Helping pave the way to peace
South Sudan is an overwhelmingly Christian nation, but its inhabitants are ethnically divided.
“South Sudan has 64 different tribal groups. We do try to unite them [the students] to give them more of a sense of national identity rather than of tribal identity. We try to get them from different areas of the country and bring them together,” she said, which is another way to pave the way to peace.
“The girls learn one another’s cultures, one another’s dances, identifying and understanding. We have girls who come from different feuds, their brothers are killing one another, yet at school they can be best friends, and that gives me hope for the future of South Sudan,” she said.
‘Women of Courage’
Sr Orla, who is as tall and striking as the Dinka women she lives and works with, said that it is her dream that one day she will sit in the hall in Washington and watch one of the graduates take the prize of Woman of Courage.

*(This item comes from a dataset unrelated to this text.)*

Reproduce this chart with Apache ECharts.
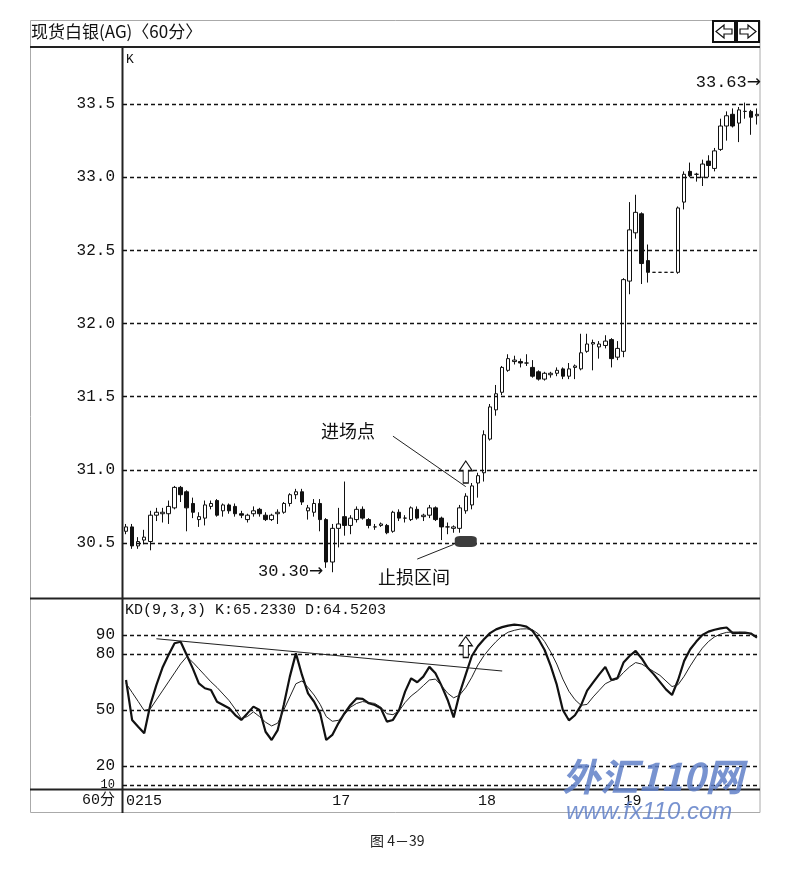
<!DOCTYPE html>
<html><head><meta charset="utf-8">
<script src="https://cdn.jsdelivr.net/npm/echarts@6/dist/echarts.min.js"></script>
<style>html,body{margin:0;padding:0;background:#fff}#c{width:807px;height:876px}</style>
</head><body><div id="c"></div><script>
// ---- data ----
const dayLabels = ['0215', '17', '18', '19'];
const dayStarts = [0, 34, 58, 82];
const priceTicks = [30.5, 31.0, 31.5, 32.0, 32.5, 33.0, 33.5];
const kdTicks = [10, 20, 50, 80, 90];

const opens = [30.58,30.61,30.48,30.52,30.51,30.69,30.70,30.70,30.74,30.88,
30.85,30.77,30.66,30.67,30.75,30.79,30.72,30.76,30.75,30.70,
30.66,30.70,30.73,30.69,30.66,30.70,30.71,30.77,30.83,30.85,
30.72,30.71,30.77,30.66,30.37,30.60,30.68,30.62,30.66,30.73,
30.66,30.61,30.62,30.62,30.58,30.71,30.67,30.66,30.73,30.68,
30.69,30.74,30.67,30.61,30.60,30.60,30.72,30.76,30.91,30.98,
31.21,31.41,31.53,31.68,31.74,31.74,31.73,31.70,31.67,31.62,
31.65,31.66,31.69,31.64,31.70,31.69,31.81,31.86,31.84,31.85,
31.89,31.77,31.81,32.29,32.62,32.75,32.43,32.35,32.35,32.35,
32.35,32.35,32.83,33.04,33.02,33.00,33.11,33.06,33.19,33.35,
33.43,33.37,33.45,33.45,33.42];
const closes = [30.61,30.48,30.51,30.54,30.69,30.71,30.71,30.75,30.88,30.83,
30.74,30.71,30.68,30.76,30.77,30.69,30.76,30.72,30.70,30.69,
30.69,30.72,30.70,30.66,30.69,30.71,30.77,30.83,30.85,30.78,
30.74,30.77,30.66,30.37,30.60,30.63,30.62,30.67,30.73,30.67,
30.62,30.61,30.63,30.57,30.71,30.67,30.67,30.74,30.67,30.69,
30.74,30.66,30.61,30.61,30.61,30.74,30.82,30.89,30.96,31.24,
31.43,31.52,31.70,31.76,31.75,31.73,31.73,31.64,31.62,31.66,
31.66,31.68,31.64,31.69,31.71,31.80,31.86,31.87,31.86,31.88,
31.76,31.83,32.30,32.64,32.76,32.41,32.35,32.35,32.35,32.35,
32.35,32.79,33.02,33.01,33.02,33.09,33.08,33.18,33.35,33.42,
33.35,33.46,33.45,33.41,33.43];
const lows = [30.56,30.46,30.46,30.49,30.45,30.65,30.64,30.63,30.73,30.78,
30.58,30.67,30.61,30.62,30.73,30.68,30.68,30.70,30.68,30.67,
30.64,30.68,30.68,30.65,30.65,30.63,30.70,30.75,30.80,30.76,
30.66,30.68,30.58,30.33,30.30,30.47,30.55,30.56,30.64,30.66,
30.60,30.59,30.61,30.56,30.57,30.65,30.64,30.65,30.66,30.65,
30.67,30.65,30.52,30.56,30.57,30.57,30.70,30.73,30.81,30.92,
31.20,31.37,31.51,31.67,31.72,31.70,31.71,31.63,31.61,31.61,
31.63,31.64,31.62,31.62,31.62,31.68,31.80,31.68,31.76,31.83,
31.70,31.75,31.77,32.20,32.58,32.27,32.28,32.35,32.35,32.35,
32.35,32.34,32.78,33.00,32.97,32.94,33.00,33.04,33.18,33.25,
33.34,33.24,33.40,33.29,33.36];
const highs = [30.63,30.63,30.54,30.59,30.72,30.74,30.74,30.79,30.89,30.89,
30.86,30.81,30.71,30.79,30.79,30.80,30.77,30.77,30.77,30.72,
30.70,30.75,30.74,30.71,30.70,30.73,30.78,30.84,30.87,30.87,
30.76,30.80,30.80,30.67,30.63,30.74,30.92,30.69,30.75,30.75,
30.67,30.63,30.64,30.63,30.72,30.73,30.69,30.75,30.75,30.70,
30.76,30.75,30.68,30.64,30.62,30.76,30.84,30.91,30.98,31.27,
31.45,31.58,31.71,31.79,31.78,31.76,31.79,31.75,31.68,31.67,
31.67,31.70,31.70,31.73,31.72,31.93,31.93,31.89,31.88,31.92,
31.90,31.88,32.31,32.83,32.88,32.76,32.54,32.35,32.35,32.35,
32.35,32.80,33.04,33.10,33.03,33.12,33.15,33.20,33.40,33.45,
33.47,33.48,33.51,33.46,33.47];

const kValues = [66.0,44.7,41.1,37.6,52.7,63.3,72.5,79.3,85.6,86.4,
79.3,72.2,64.2,61.6,60.7,54.4,52.7,50.9,47.3,44.7,
48.2,51.8,50.0,38.4,34.0,39.3,52.7,67.8,80.2,68.7,
58.9,54.4,48.2,34.0,36.7,42.9,48.2,52.7,56.2,55.9,
53.6,52.7,50.9,43.8,44.7,50.0,59.8,66.9,64.8,67.8,
73.0,69.6,63.0,55.5,46.0,59.0,69.0,78.8,84.0,87.7,
91.0,93.0,94.2,95.0,95.5,95.2,94.5,92.2,87.7,82.0,
73.5,63.5,50.0,44.5,47.2,52.5,60.3,64.7,69.0,73.0,
66.0,67.0,75.3,78.8,81.5,77.5,72.5,69.0,65.0,61.0,
58.0,66.0,76.2,82.4,86.5,90.0,91.8,92.8,93.5,94.0,
91.0,91.1,91.3,90.8,88.6];
const dValues = [64.2,59.4,54.6,49.7,50.6,55.4,60.2,65.0,69.8,74.6,
78.4,75.5,72.0,68.5,65.0,62.0,58.5,55.0,50.5,45.5,
46.5,49.0,46.5,43.5,41.5,43.0,50.0,57.0,64.0,65.5,
62.0,58.0,53.0,46.5,44.0,44.5,47.5,51.5,53.5,54.5,
54.0,53.5,51.5,48.0,47.5,49.5,54.0,57.5,60.0,63.0,
66.0,66.5,63.0,59.0,56.5,58.0,62.0,67.5,74.0,79.0,
83.0,86.5,89.5,91.5,92.5,93.2,93.3,92.8,90.5,86.5,
81.0,74.5,66.5,60.0,55.5,52.5,53.0,57.0,60.5,64.0,
65.6,66.5,70.0,73.0,75.3,74.5,72.5,70.5,68.5,65.5,
62.5,63.5,68.0,73.5,78.5,83.0,86.5,89.0,90.5,91.4,
91.6,91.6,91.3,90.4,89.0];

// ---- built from the arrays above ----
const categories = opens.map((_, i) => {
  let d = 0;
  for (let j = 0; j < dayStarts.length; j++) if (i >= dayStarts[j]) d = j;
  return dayLabels[d] + '-' + (i - dayStarts[d]);
});
const candles = opens.map((o, i) => [o, closes[i], lows[i], highs[i]]);

const MONO = '"Liberation Mono", "DejaVu Sans Mono", monospace';
const CJK = '"Noto Sans CJK SC", sans-serif';
const arrowUp = 'path://M5 0L10 7L7 7L7 16L3 16L3 7L0 7Z';
const dash = { type: [4, 3], color: '#111', width: 1.3 };
const arrowRich = { a: { font: '17px "DejaVu Sans", sans-serif', fill: '#111' } };

const chart = echarts.init(document.getElementById('c'), null, { renderer: 'canvas' });
chart.setOption({
  animation: false,
  backgroundColor: '#fff',
  grid: [
    { left: 123, top: 47, width: 637, height: 551 },
    { left: 123, top: 599, width: 637, height: 190 }
  ],
  xAxis: [
    { type: 'category', gridIndex: 0, data: categories, boundaryGap: true,
      axisLine: { show: false }, axisTick: { show: false }, axisLabel: { show: false }, splitLine: { show: false } },
    { type: 'category', gridIndex: 1, data: categories, boundaryGap: true,
      axisLine: { show: false }, axisTick: { show: false }, splitLine: { show: false },
      axisLabel: { show: true, interval: (idx) => dayStarts.includes(idx),
        formatter: (val, idx) => dayLabels[dayStarts.indexOf(idx)],
        align: 'left', margin: 5, fontFamily: MONO, fontSize: 15, color: '#111' } }
  ],
  yAxis: [
    { type: 'value', gridIndex: 0, min: 30.124, max: 33.89, scale: true,
      axisLine: { show: false }, axisTick: { show: false }, splitLine: { show: false },
      axisLabel: { customValues: priceTicks, formatter: (v) => v.toFixed(1),
        fontFamily: MONO, fontSize: 16, color: '#111', margin: 8 } },
    { type: 'value', gridIndex: 1, min: 7.87, max: 109.2,
      axisLine: { show: false }, axisTick: { show: false }, splitLine: { show: false },
      axisLabel: { customValues: kdTicks,
        formatter: (v) => v === 10 ? '{s|10}' : String(v),
        rich: { s: { fontFamily: MONO, fontSize: 12, color: '#111' } },
        fontFamily: MONO, fontSize: 16, color: '#111', margin: 8 } }
  ],
  series: [
    { name: 'K', type: 'candlestick', xAxisIndex: 0, yAxisIndex: 0, data: candles, barWidth: 4,
      itemStyle: { color: '#fff', color0: '#111', borderColor: '#111', borderColor0: '#111', borderWidth: 1 },
      markLine: { symbol: ['none', 'none'], silent: true, animation: false, label: { show: false },
        data: priceTicks.map(v => ({ yAxis: v, lineStyle: dash })).concat([
          [{ coord: [44, 31.23], lineStyle: { type: 'solid', color: '#222', width: 1 } }, { coord: [56, 30.885] }],
          [{ coord: [48, 30.39], lineStyle: { type: 'solid', color: '#222', width: 1 } }, { coord: [54, 30.49] }]
        ]) },
      markPoint: { silent: true, animation: false, label: { show: false },
        data: [
          { coord: [56, 30.51], symbol: 'roundRect', symbolSize: [22, 11], itemStyle: { color: '#3c3c3c' } },
          { coord: [56, 30.985], symbol: arrowUp, symbolSize: [13, 22],
            itemStyle: { color: '#fff', borderColor: '#111', borderWidth: 1.2 } }
        ] } },
    { name: 'Kline', type: 'line', xAxisIndex: 1, yAxisIndex: 1, data: kValues, symbol: 'none',
      lineStyle: { color: '#111', width: 2.2 },
      markLine: { symbol: ['none', 'none'], silent: true, animation: false, label: { show: false },
        data: kdTicks.map(v => ({ yAxis: v, lineStyle: dash })).concat([
          [{ coord: [5, 88], lineStyle: { type: 'solid', color: '#222', width: 1.2 } }, { coord: [62, 70.8] }]
        ]) },
      markPoint: { silent: true, animation: false, label: { show: false },
        data: [ { coord: [56, 83.6], symbol: arrowUp, symbolSize: [13, 21],
          itemStyle: { color: '#fff', borderColor: '#111', borderWidth: 1.2 } } ] } },
    { name: 'Dline', type: 'line', xAxisIndex: 1, yAxisIndex: 1, data: dValues, symbol: 'none',
      lineStyle: { color: '#222', width: 1 } }
  ],
  graphic: [
    { type: 'rect', silent: true, shape: { x: 30.5, y: 20.5, width: 729.5, height: 792 },
      style: { fill: 'none', stroke: '#aaa', lineWidth: 1 } },
    { type: 'line', silent: true, shape: { x1: 30, y1: 47, x2: 760, y2: 47 }, style: { stroke: '#222', lineWidth: 2 } },
    { type: 'line', silent: true, shape: { x1: 30, y1: 598.5, x2: 760, y2: 598.5 }, style: { stroke: '#222', lineWidth: 2 } },
    { type: 'line', silent: true, shape: { x1: 30, y1: 789.5, x2: 760, y2: 789.5 }, style: { stroke: '#222', lineWidth: 2 } },
    { type: 'line', silent: true, shape: { x1: 122.5, y1: 47, x2: 122.5, y2: 813 }, style: { stroke: '#222', lineWidth: 2 } },
    { type: 'text', silent: true, left: 31, top: 23,
      style: { text: '现货白银(AG)〈60分〉', font: '17px ' + CJK, fill: '#111' } },
    { type: 'rect', silent: true, shape: { x: 713, y: 21, width: 22, height: 21 },
      style: { fill: '#fff', stroke: '#111', lineWidth: 2 } },
    { type: 'rect', silent: true, shape: { x: 737, y: 21, width: 22, height: 21 },
      style: { fill: '#fff', stroke: '#111', lineWidth: 2 } },
    { type: 'polygon', silent: true, shape: { points: [[716,31.5],[724,25],[724,29],[732,29],[732,34],[724,34],[724,38]] },
      style: { fill: '#fff', stroke: '#111', lineWidth: 1.2 } },
    { type: 'polygon', silent: true, shape: { points: [[756,31.5],[748,25],[748,29],[740,29],[740,34],[748,34],[748,38]] },
      style: { fill: '#fff', stroke: '#111', lineWidth: 1.2 } },
    { type: 'text', silent: true, left: 126, top: 53, style: { text: 'K', font: '13px ' + MONO, fill: '#111' } },
    { type: 'text', silent: true, right: 46, top: 74,
      style: { text: '33.63{a|→}', font: '17px ' + MONO, fill: '#111', rich: arrowRich } },
    { type: 'text', silent: true, left: 258, top: 563,
      style: { text: '30.30{a|→}', font: '17px ' + MONO, fill: '#111', rich: arrowRich } },
    { type: 'text', silent: true, left: 321, top: 422, style: { text: '进场点', font: '18px ' + CJK, fill: '#111' } },
    { type: 'text', silent: true, left: 378, top: 568, style: { text: '止损区间', font: '18px ' + CJK, fill: '#111' } },
    { type: 'text', silent: true, left: 125, top: 603,
      style: { text: 'KD(9,3,3) K:65.2330 D:64.5203', font: '15px ' + MONO, fill: '#111' } },
    { type: 'text', silent: true, right: 692, top: 793,
      style: { text: '60分', font: '15px ' + MONO + ', ' + CJK, fill: '#111' } },
    { type: 'text', silent: true, left: 370, top: 834, style: { text: '图 4－39', font: '14px ' + CJK, fill: '#222' } },
    { type: 'text', silent: true, left: 562, top: 758, z: 100,
      style: { text: '外汇110网', font: 'italic bold 38px ' + CJK, fill: 'rgba(96,128,200,0.85)' } },
    { type: 'text', silent: true, left: 566, top: 800, z: 100,
      style: { text: 'www.fx110.com', font: 'italic 24px "Liberation Sans", sans-serif', fill: 'rgba(96,128,200,0.85)' } }
  ]
});
</script></body></html>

She noted that the government, in its peace agreement has given 35% of positions to women, but sadly only 19% of women in the country are educated: “So  my dream and my hope is to see more and more young women take their place in society, contribute to the development of their families, to peace-building in the communities and also to take positions of leadership in the country”.
Pope Francis
Recalling the historic meeting Pope Francis hosted in the Vatican last April with the leaders of the nation, Sr Orla described his decision to kiss their feet as an extraordinary act.
“In South Sudan a big man, a leader, cannot bend low in front of another. A woman can, but a man cannot. So to see the Pope do that in front of the many leaders of South Sudan was huge for the girls,” she said.
Noting that part of their education is learning other values, and the Christian values of forgiveness and love, mercy and peace, “What he did that day,” she concluded, “spoke more words than I could say in a year”.